Les baisses quotidiennes soudaines et profondes ont entraîné un renversement brutal (quoique bref) de « l’effet de richesse », c’est-à-dire le sentiment de bien-être financier qui découle d’un marché boursier stable et en hausse, qui stimule la valeur nominale des portefeuilles des particuliers. Les consommateurs réagiraient à un tel renversement en réduisant leurs dépenses et en augmentant leur épargne, ce qui aurait un effet contractif.
À la suite de la vague de droits de douane, les dépenses de consommation ont quelque peu baissé, mais leur taux de croissance est resté supérieur à la moyenne d’avant la pandémie. Le taux d’épargne des ménages a bondi de 3,5 % à la fin de 2024 à 4,9 % en avril 2025, avant de retomber en mai. La montée en puissance du pessimisme des prévisionnistes a sans aucun doute été alimentée dans une large mesure par ces facteurs. Cependant, les marchés se sont calmés et ont même atteint de nouveaux records.

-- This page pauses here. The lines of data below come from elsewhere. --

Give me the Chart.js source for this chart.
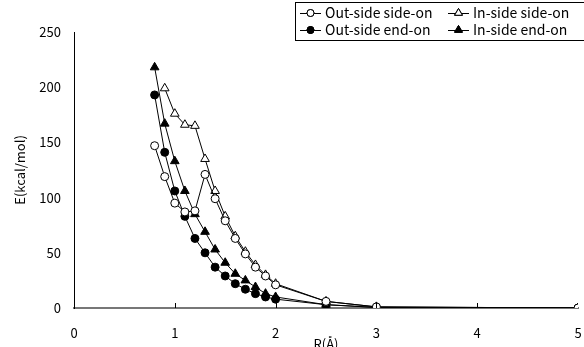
<!DOCTYPE html>
<html>
<head>
<meta charset="utf-8">
<script src="https://cdn.jsdelivr.net/npm/chart.js@4.4.0/dist/chart.umd.min.js"></script>
<style>
  html, body { margin: 0; padding: 0; background: #fff; }
  #wrap { position: relative; width: 584px; height: 347px; }
</style>
</head>
<body>
<div id="wrap"><canvas id="chart"></canvas></div>
<script>
// R (Angstrom) sample positions
const R = [0.8, 0.9, 1.0, 1.1, 1.2, 1.3, 1.4, 1.5, 1.6, 1.7, 1.8, 1.9, 2.0, 2.5, 3.0, 5.0];

// E (kcal/mol) per series
const outSideSideOn = [147, 119, 95, 87, 88, 121, 99, 79, 63, 49, 37, 29, 21, 6, 1, 0];
const inSideSideOn = [null, 199, 176, 166, 165, 135, 106, 83, 65, 51, 39, 30, 22, 6, 1, 0];
const outSideEndOn = [193, 141, 106, 83, 63, 50, 37, 29, 22, 17, 13, 10, 8, 3, 0.5, 0];
const inSideEndOn = [218, 167, 133, 106, 85, 69, 53, 41, 31, 25, 19, 13, 10, 3, 0.5, 0];

const xTicks = [0, 1, 2, 3, 4, 5];
const yTicks = [0, 50, 100, 150, 200, 250];

const FONT = '"Noto Sans CJK JP", "DejaVu Sans", sans-serif';

const toPoints = vals => R.map((x, i) => ({ x: x, y: vals[i] })).filter(p => p.y !== null);

const series = [
  { label: 'Out-side side-on', data: outSideSideOn, style: 'circle', fill: '#fff', r: 4 },
  { label: 'In-side side-on', data: inSideSideOn, style: 'triangle', fill: '#fff', r: 5 },
  { label: 'Out-side end-on', data: outSideEndOn, style: 'circle', fill: '#000', r: 4 },
  { label: 'In-side end-on', data: inSideEndOn, style: 'triangle', fill: '#000', r: 5 }
];

// legend drawn by hand: two columns, marker on a short line
const legendPlugin = {
  id: 'boxLegend',
  afterDraw(chart) {
    const ctx = chart.ctx;
    ctx.save();
    ctx.strokeStyle = '#000';
    ctx.lineWidth = 1;
    ctx.strokeRect(295.5, 2.5, 300, 38);
    const cols = [300, 448];
    const rows = [13, 30];
    // [dataset, column, row]
    const layout = [[0, 0, 0], [1, 1, 0], [2, 0, 1], [3, 1, 1]];
    ctx.font = '14px ' + FONT;
    ctx.textBaseline = 'middle';
    layout.forEach(([idx, c, r]) => {
      const ds = chart.data.datasets[idx];
      const x0 = cols[c];
      const y = rows[r];
      ctx.beginPath();
      ctx.moveTo(x0, y + 0.5);
      ctx.lineTo(x0 + 21, y + 0.5);
      ctx.stroke();
      Chart.helpers.drawPoint(ctx, {
        pointStyle: ds.pointStyle,
        radius: ds.pointRadius - 0.5,
        borderWidth: 1
      }, x0 + 10.5, y);
      ctx.fillStyle = ds.pointBackgroundColor;
      ctx.fill();
      ctx.stroke();
      ctx.fillStyle = '#000';
      ctx.fillText(ds.label, x0 + 25, y);
    });
    ctx.restore();
  }
};

// small inward tick marks on the x axis
const innerTicks = {
  id: 'innerTicks',
  afterDraw(chart) {
    const xs = chart.scales.x;
    const ctx = chart.ctx;
    ctx.save();
    ctx.strokeStyle = '#000';
    ctx.lineWidth = 1;
    xTicks.slice(1, -1).forEach(v => {
      const px = Math.round(xs.getPixelForValue(v)) + 0.5;
      ctx.beginPath();
      ctx.moveTo(px, xs.top - 5);
      ctx.lineTo(px, xs.top);
      ctx.stroke();
    });
    ctx.restore();
  }
};

new Chart(document.getElementById('chart'), {
  type: 'line',
  data: {
    datasets: series.map(s => ({
      label: s.label,
      data: toPoints(s.data),
      borderColor: '#000',
      borderWidth: 1,
      pointStyle: s.style,
      pointRadius: s.r,
      pointBackgroundColor: s.fill,
      pointBorderColor: '#000',
      pointBorderWidth: 1,
      tension: 0,
      fill: false
    }))
  },
  options: {
    responsive: true,
    maintainAspectRatio: false,
    animation: false,
    events: [],
    layout: { padding: { top: 32, right: 0, left: 0, bottom: 0 } },
    plugins: {
      legend: { display: false },
      tooltip: { enabled: false }
    },
    scales: {
      x: {
        type: 'linear',
        min: 0,
        max: 5,
        afterBuildTicks: scale => { scale.ticks = xTicks.map(v => ({ value: v })); },
        afterFit: scale => {
          scale.height = 39;
          scale.paddingLeft = 0;
          scale.paddingRight = 0;
        },
        grid: { display: false, drawTicks: false },
        border: { display: true, color: '#777', width: 2 },
        ticks: { color: '#000', font: { family: FONT, size: 13 }, padding: 17, maxRotation: 0 },
        title: {
          display: true,
          text: 'R(Å)',
          color: '#000',
          font: { family: FONT, size: 13 },
          padding: { top: 0, bottom: -5 }
        }
      },
      y: {
        min: 0,
        max: 250,
        afterBuildTicks: scale => { scale.ticks = yTicks.map(v => ({ value: v })); },
        afterFit: scale => { scale.width = 74; },
        grid: { display: false, drawTicks: false },
        border: { display: true, color: '#000', width: 1 },
        ticks: { color: '#000', font: { family: FONT, size: 13 }, padding: 13 },
        title: {
          display: true,
          text: 'E(kcal/mol)',
          color: '#000',
          font: { family: FONT, size: 13 },
          padding: { top: 12, bottom: 0 }
        }
      }
    }
  },
  plugins: [legendPlugin, innerTicks]
});
</script>
</body>
</html>
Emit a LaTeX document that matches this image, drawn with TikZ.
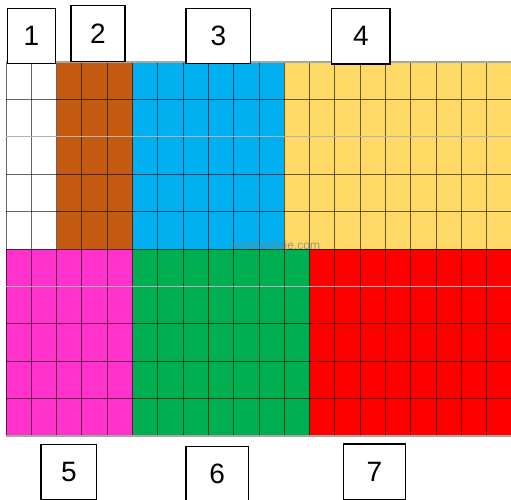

En bref, comme pour de nombreuses questions urgentes liées à la politique tarifaire, il n’existe pas de consensus économique cohérent et impartial. Néanmoins, essayons de résumer le cadre de réflexion sur la manière dont les droits de douane pourraient provoquer une récession, en nous appuyant sur des arguments généraux plutôt que sur les argots ésotériques des modèles économiques universitaires.
Les mécanismes d’une récession induite par les droits de douane
Il existe quatre voies ou « canaux » par lesquels une augmentation des droits de douane pourrait entraîner un ralentissement économique ou une récession.
#1. Le canal de la « taxe douanière »
Selon cet argument, les droits de douane obligent les consommateurs à payer plus cher leurs achats, ce qui réduit leur pouvoir d’achat et donc la demande dans l’économie. Si vous voulez absolument acheter des mangues et que vous devez payer plus cher pour ces mangues désormais fortement taxées, vous aurez moins d’argent à dépenser pour d’autres produits, ce qui signifie que les producteurs de ces autres produits verront leur chiffre d’affaires diminuer. Ils subiront une baisse de leurs bénéfices, ce qui les conduira peut-être à réduire leurs activités et à licencier du personnel. Dans l’ensemble, la perte de demande se traduit par une baisse de la croissance.
Contre-arguments
Cette logique pose plusieurs problèmes.
- L’impact des droits de douane est temporaire et relativement faible par rapport à la taille de l’économie. Les recettes douanières sont estimées cette année à 300 milliards de dollars, soit moins de 1 % du PIB annuel des États-Unis.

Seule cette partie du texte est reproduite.